# Aim:
Pull out from the material below all lines with "chart".

# Given material:
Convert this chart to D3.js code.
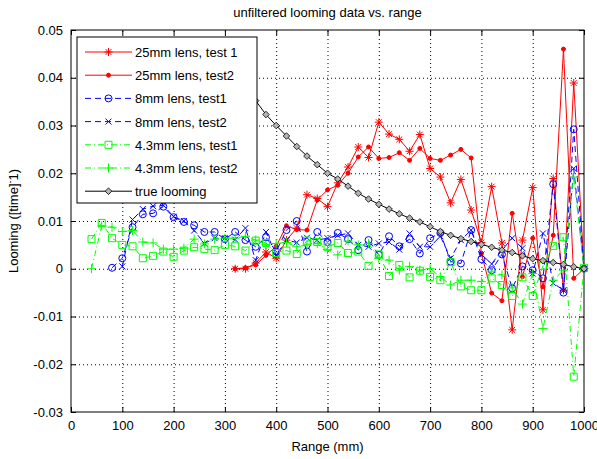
<!DOCTYPE html>
<html>
<head>
<meta charset="utf-8">
<script src="https://cdn.jsdelivr.net/npm/d3@7"></script>
<style>
body { margin: 0; background: #fff; }
text { font-family: "Liberation Sans", Arial, sans-serif; font-size: 13px; fill: #000; }
</style>
</head>
<body>
<svg></svg>
<script>
// chart data
const xTicks = [0, 100, 200, 300, 400, 500, 600, 700, 800, 900, 1000];
const xTickLabels = ["0", "100", "200", "300", "400", "500", "600", "700", "800", "900", "1000"];
const yTicks = [-0.03, -0.02, -0.01, 0, 0.01, 0.02, 0.03, 0.04, 0.05];
const yTickLabels = ["-0.03", "-0.02", "-0.01", "0", "0.01", "0.02", "0.03", "0.04", "0.05"];

const legendNames = ["25mm lens, test 1", "25mm lens, test2", "8mm lens, test1", "8mm lens, test2",
                     "4.3mm lens, test1", "4.3mm lens, test2", "true looming"];

const xRed = [320, 340, 360, 380, 400, 420, 440, 460, 480, 500, 520, 540, 560, 580, 600, 620, 640, 660,
              680, 700, 720, 740, 760, 780, 800, 820, 840, 860, 880, 900, 920, 940, 960, 980, 1000];
const yRed1 = [0.0000, 0.0000, 0.0012, 0.0035, 0.0022, 0.0060, 0.0085, 0.0155, 0.0147, 0.0130, 0.0180, 0.0213,
               0.0255, 0.0233, 0.0307, 0.0282, 0.0271, 0.0246, 0.0281, 0.0210, 0.0192, 0.0138, 0.0187, 0.0123,
               0.0055, 0.0172, 0.0054, -0.0128, 0.0060, 0.0170, -0.0086, 0.0189, -0.0045, 0.0389, 0.0000];
const yRed2 = [0.0000, 0.0002, 0.0008, 0.0028, 0.0047, 0.0090, 0.0082, 0.0081, 0.0144, 0.0165, 0.0175, 0.0200,
               0.0234, 0.0255, 0.0231, 0.0233, 0.0243, 0.0227, 0.0252, 0.0231, 0.0227, 0.0238, 0.0250, 0.0232,
               0.0032, -0.0051, -0.0067, 0.0116, -0.0017, 0.0064, -0.0038, 0.0070, 0.0460, -0.0020, 0.0000];

const xBlue1 = [80, 100, 120, 140, 160, 180, 200, 220, 240, 260, 280, 300, 320, 340, 360, 380, 400, 420, 440, 460,
                480, 500, 520, 540, 560, 580, 600, 620, 640, 660, 680, 700, 720, 740, 760, 780, 800, 820, 840, 860,
                880, 900, 920, 940, 960, 980, 1000];
const yBlue1 = [0.0002, 0.0022, 0.0087, 0.0114, 0.0116, 0.0130, 0.0108, 0.0098, 0.0091, 0.0077,
                0.0077, 0.0062, 0.0077, 0.0060, 0.0046, 0.0066, 0.0036, 0.0081, 0.0100, 0.0036,
                0.0077, 0.0056, 0.0075, 0.0062, 0.0039, 0.0060, 0.0029, 0.0068, 0.0047, 0.0062,
                0.0032, 0.0064, 0.0075, 0.0015, 0.0011, 0.0081, 0.0020, -0.0003, 0.0030, -0.0041,
                0.0005, -0.0003, -0.0020, 0.0177, -0.0050, 0.0292, 0.0000];

const xBlue2 = [100, 120, 140, 160, 180, 200, 220, 240, 260, 280, 300, 320, 340, 360, 380, 400, 420, 440, 460, 480,
                500, 520, 540, 560, 580, 600, 620, 640, 660, 680, 700, 720, 740, 760, 780, 800, 820, 840, 860, 880,
                900, 920, 940, 960, 980, 1000];
const yBlue2 = [0.0005, 0.0103, 0.0125, 0.0131, 0.0133, 0.0109, 0.0100, 0.0080, 0.0053, 0.0064,
                0.0064, 0.0061, 0.0085, 0.0018, 0.0077, 0.0029, 0.0060, 0.0055, 0.0065, 0.0060,
                0.0064, 0.0070, 0.0074, 0.0050, 0.0046, 0.0053, 0.0056, 0.0040, 0.0074, 0.0046,
                0.0046, 0.0068, 0.0022, 0.0060, 0.0081, 0.0030, 0.0010, 0.0039, 0.0064, 0.0043,
                -0.0010, 0.0074, -0.0030, -0.0045, 0.0210, 0.0000];

const xGreen = [40, 60, 80, 100, 120, 140, 160, 180, 200, 220, 240, 260, 280, 300, 320, 340, 360, 380, 400, 420,
                440, 460, 480, 500, 520, 540, 560, 580, 600, 620, 640, 660, 680, 700, 720, 740, 760, 780, 800, 820,
                840, 860, 880, 900, 920, 940, 960, 980, 1000];
const yGreen1 = [0.0062, 0.0096, 0.0064, 0.0050, 0.0047, 0.0022, 0.0027, 0.0036, 0.0025, 0.0038,
                 0.0045, 0.0041, 0.0039, 0.0050, 0.0047, 0.0038, 0.0059, 0.0054, 0.0033, 0.0038,
                 0.0031, 0.0059, 0.0056, 0.0046, 0.0054, 0.0033, 0.0036, 0.0006, 0.0030, -0.0015,
                 0.0008, -0.0018, -0.0004, -0.0017, -0.0024, 0.0014, -0.0037, -0.0045, -0.0045, -0.0020,
                 -0.0034, -0.0057, -0.0018, -0.0057, 0.0006, 0.0048, 0.0066, -0.0226, 0.0002];
const yGreen2 = [0.0000, 0.0090, 0.0087, 0.0078, 0.0080, 0.0056, 0.0054, 0.0041, 0.0041, 0.0043,
                 0.0062, 0.0052, 0.0062, 0.0064, 0.0064, 0.0068, 0.0060, 0.0050, 0.0053, 0.0055,
                 0.0046, 0.0050, 0.0053, 0.0040, 0.0029, 0.0058, 0.0050, 0.0053, 0.0022, 0.0018,
                 -0.0003, 0.0005, -0.0003, 0.0000, -0.0017, -0.0034, -0.0024, -0.0024, -0.0027, -0.0005,
                 -0.0013, -0.0040, -0.0074, -0.0010, -0.0125, -0.0024, -0.0003, 0.0192, 0.0000];

const xTrue = xRed;
const yTrue = [0.0420, 0.0385, 0.0352, 0.0323, 0.0300, 0.0278, 0.0256, 0.0236, 0.0218, 0.0200, 0.0188, 0.0173,
               0.0158, 0.0146, 0.0135, 0.0125, 0.0115, 0.0106, 0.0098, 0.0088, 0.0078, 0.0070, 0.0063, 0.0057,
               0.0051, 0.0045, 0.0039, 0.0034, 0.0027, 0.0021, 0.0017, 0.0013, 0.0009, 0.0004, 0.0000];

// canvas and plot box
const w = 597, h = 459;
const padLeft = 71, padRight = 584, padTop = 30, padBottom = 412;

const svg = d3.select("svg").attr("width", w).attr("height", h);

const xScale = d3.scaleLinear().domain([0, 1000]).range([padLeft, padRight]);
const yScale = d3.scaleLinear().domain([-0.03, 0.05]).range([padBottom, padTop]);

// series table built from the arrays above
const series = [
  { x: xRed, y: yRed1, color: "#ff0000", dash: null, marker: "star" },
  { x: xRed, y: yRed2, color: "#ff0000", dash: null, marker: "dot" },
  { x: xBlue1, y: yBlue1, color: "#0000ff", dash: "6,4", marker: "circle" },
  { x: xBlue2, y: yBlue2, color: "#0000ff", dash: "6,4", marker: "x" },
  { x: xGreen, y: yGreen1, color: "#00ff00", dash: "6,3,1,3", marker: "square" },
  { x: xGreen, y: yGreen2, color: "#00ff00", dash: "6,3,1,3", marker: "plus" },
  { x: xTrue, y: yTrue, color: "#000000", dash: null, marker: "diamond" }
];

// grid lines (dotted)
svg.append("g")
   .attr("class", "grid")
   .attr("transform", "translate(0," + padBottom + ")")
   .call(d3.axisBottom(xScale).tickValues(xTicks.slice(1, -1)).tickSize(-(padBottom - padTop)).tickFormat(""));
svg.append("g")
   .attr("class", "grid")
   .attr("transform", "translate(" + padLeft + ",0)")
   .call(d3.axisLeft(yScale).tickValues(yTicks.slice(1, -1)).tickSize(-(padRight - padLeft)).tickFormat(""));
svg.selectAll(".grid .domain").remove();
svg.selectAll(".grid line").attr("stroke", "#000").attr("stroke-dasharray", "1,3");

// axes, ticks pointing inwards
svg.append("g")
   .attr("class", "ax")
   .attr("transform", "translate(0," + padBottom + ")")
   .call(d3.axisBottom(xScale).tickValues(xTicks).tickSizeInner(-5).tickSizeOuter(0).tickPadding(9)
         .tickFormat((d, i) => xTickLabels[i]));
svg.append("g")
   .attr("class", "ax")
   .attr("transform", "translate(0," + padTop + ")")
   .call(d3.axisTop(xScale).tickValues(xTicks).tickSizeInner(-5).tickSizeOuter(0).tickFormat(""));
svg.append("g")
   .attr("class", "ax")
   .attr("transform", "translate(" + padLeft + ",0)")
   .call(d3.axisLeft(yScale).tickValues(yTicks).tickSizeInner(-5).tickSizeOuter(0).tickPadding(8)
         .tickFormat((d, i) => yTickLabels[i]));
svg.append("g")
   .attr("class", "ax")
   .attr("transform", "translate(" + padRight + ",0)")
   .call(d3.axisRight(yScale).tickValues(yTicks).tickSizeInner(-5).tickSizeOuter(0).tickFormat(""));
svg.selectAll(".ax .domain").remove();
svg.selectAll(".ax line").attr("stroke", "#000");
svg.selectAll(".ax text").attr("font-size", 13).attr("font-family", "Liberation Sans, Arial, sans-serif");

svg.append("rect")
   .attr("x", padLeft).attr("y", padTop)
   .attr("width", padRight - padLeft).attr("height", padBottom - padTop)
   .attr("fill", "none").attr("stroke", "#000");

// marker shapes like matlab's
function markerPath(type) {
  if (type === "star") {
    const s = 4, k = 2.9;
    return `M${-s},0H${s}M0,${-s}V${s}M${-k},${-k}L${k},${k}M${-k},${k}L${k},${-k}`;
  }
  if (type === "x") return "M-3,-3L3,3M-3,3L3,-3";
  if (type === "plus") return "M-4.5,0H4.5M0,-4.5V4.5";
  if (type === "square") return "M-3.5,-3.5H3.5V3.5H-3.5Z";
  if (type === "diamond") return "M0,-3.3L3.3,0L0,3.3L-3.3,0Z";
  if (type === "circle") return "M3.5,0A3.5,3.5,0,1,1,-3.5,0A3.5,3.5,0,1,1,3.5,0Z";
  return "M2,0A2,2,0,1,1,-2,0A2,2,0,1,1,2,0Z"; // dot
}

function drawMarker(g, type, color, px, py) {
  g.append("path")
   .attr("d", markerPath(type))
   .attr("transform", "translate(" + px + "," + py + ")")
   .attr("fill", type === "dot" ? color : (type === "diamond" ? "#b4b4b4" : "none"))
   .attr("stroke", color)
   .attr("stroke-width", type === "diamond" ? 0.8 : 1);
}

const line = d3.line().x(d => xScale(d[0])).y(d => yScale(d[1]));

series.forEach((s) => {
  const pts = s.x.map((v, i) => [v, s.y[i]]);
  const g = svg.append("g");
  g.append("path")
   .datum(pts)
   .attr("d", line)
   .attr("fill", "none")
   .attr("stroke", s.color)
   .attr("stroke-width", 1)
   .attr("stroke-dasharray", s.dash);
  pts.forEach((p) => drawMarker(g, s.marker, s.color, xScale(p[0]), yScale(p[1])));
});

// legend box
const lg = svg.append("g");
lg.append("rect")
  .attr("x", 77).attr("y", 37).attr("width", 180).attr("height", 166)
  .attr("fill", "#fff").attr("stroke", "#000");
series.forEach((s, i) => {
  const ly = 52 + i * 23.2;
  lg.append("line")
    .attr("x1", 85).attr("x2", 132).attr("y1", ly).attr("y2", ly)
    .attr("stroke", s.color).attr("stroke-width", 1)
    .attr("stroke-dasharray", s.dash);
  drawMarker(lg, s.marker, s.color, 108.5, ly);
  lg.append("text")
    .attr("x", 135).attr("y", ly + 5)
    .text(legendNames[i]);
});

// title and axis labels
svg.append("text")
   .attr("x", (padLeft + padRight) / 2).attr("y", 17)
   .attr("text-anchor", "middle")
   .text("unfiltered looming data vs. range");
svg.append("text")
   .attr("x", (padLeft + padRight) / 2).attr("y", 451)
   .attr("text-anchor", "middle")
   .text("Range (mm)");
const yl = svg.append("text")
   .attr("transform", "translate(18," + ((padTop + padBottom) / 2) + ") rotate(-90)")
   .attr("text-anchor", "middle");
yl.append("tspan").text("Looming ([time]");
yl.append("tspan").attr("baseline-shift", "super").attr("font-size", 9).text("-");
yl.append("tspan").text("1)");
</script>
</body>
</html>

# Full answer:
Convert this chart to D3.js code.
// chart data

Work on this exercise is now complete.